Le père Touche reste attaché à cette maison jusqu’en 1828. Il passe habituellement quelques mois de l’été au sanctuaire, au service des pèlerins. Pendant une dizaine de mois de l’année, il prêche des missions et des retraites ou remplace des curés dans le diocèse de Digne et dans celui de Gap, rétabli en 1823. Il prend part à plus de la moitié des grandes missions prêchées par les Missionnaires de Provence de 1819 à 1828.

«Taillé en athlète, écrit le père Gustave Simonin, grand et large d’épaule, le père Touche, dont les traits de visage étaient rudes et heurtés, avait la voix forte et sonore et, par son éloquence sans apprêt, mouvementée, ardente, il faisait grande impression sur les auditoires des campagnes» (Missions, 1897, p. 355).

Mais le père n’est pas jugé bon prédicateur. Lorsqu’il va en mission avec d’autres, on lui demande de faire le catéchisme en provençal aux plus ignorants. Le 30 janvier 1828, le Fondateur lui recommande encore d’étudier davantage, de faire de «bons canevas, bien fournis et nourris de doctrine», afin que sa prédication aille de mieux en mieux.

Dans la Chronique de Notre-Dame du Laus, le père Simonin dit que le père Touche «avait un grain d’originalité plus ou moins cavalière et son zèle, qui était grand, manquait parfois de prudence, ce qui lui suscita quelques aventures peu agréables» (Missions, 1897, p. 199). En septembre 1827, par exemple, à la mission de Valserre avec le père Pierre-Nolasque Mie, il apostrophe si durement les jeunes gens du pays qu’il doit aussitôt quitter le village et être remplacé par le père Alexandre Dupuy. Au cours de l’été 1828, une femme venue en pèlerinage au Laus veut boire à la fontaine pendant qu’on fait la procession. Le père Touche l’écarte en lui secouant rudement le bras. Celle-ci le menace de poursuites devant les tribunaux. Elle y renonce moyennant une indemnité de 40 francs et l’assurance que le père sera éloigné du Laus.

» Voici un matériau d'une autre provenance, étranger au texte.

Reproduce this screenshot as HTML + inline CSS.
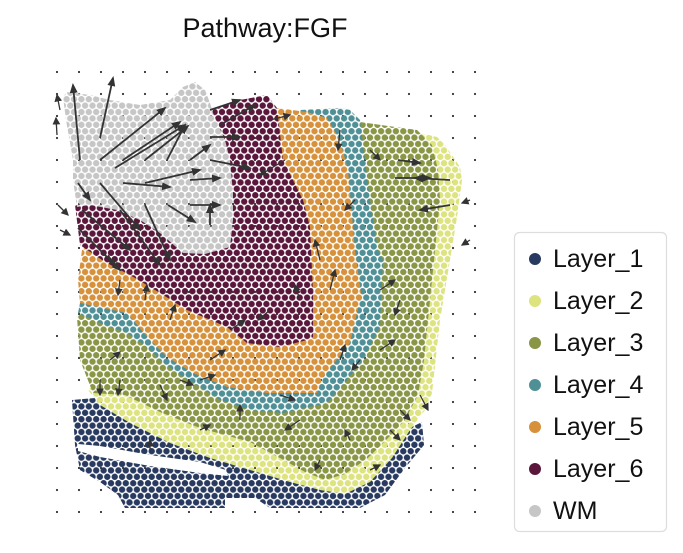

Depuis longtemps d’ailleurs, Mgr Arbaud se plaint du père: il l’accuse de «recruter des sujets à droite et à gauche», de suivre la morale du bienheureux Alphonse de Liguori, etc. Le 16 novembre 1825, dans une lettre à l’évêque, le père Tempier écrit: «Si ce monsieur ne vous est pas agréable, nous le ferons passer dans une autre maison dès que la campagne d’hiver sera finie, bien que je sois persuadé qu’il est mieux à sa place au Laus que partout ailleurs et qu’à raison de la connaissance qu’il a des habitants de votre diocèse et de leurs mœurs, il fasse plus de bien dans vos contrées qu’aucun autre ouvrier que vous y envoyions.»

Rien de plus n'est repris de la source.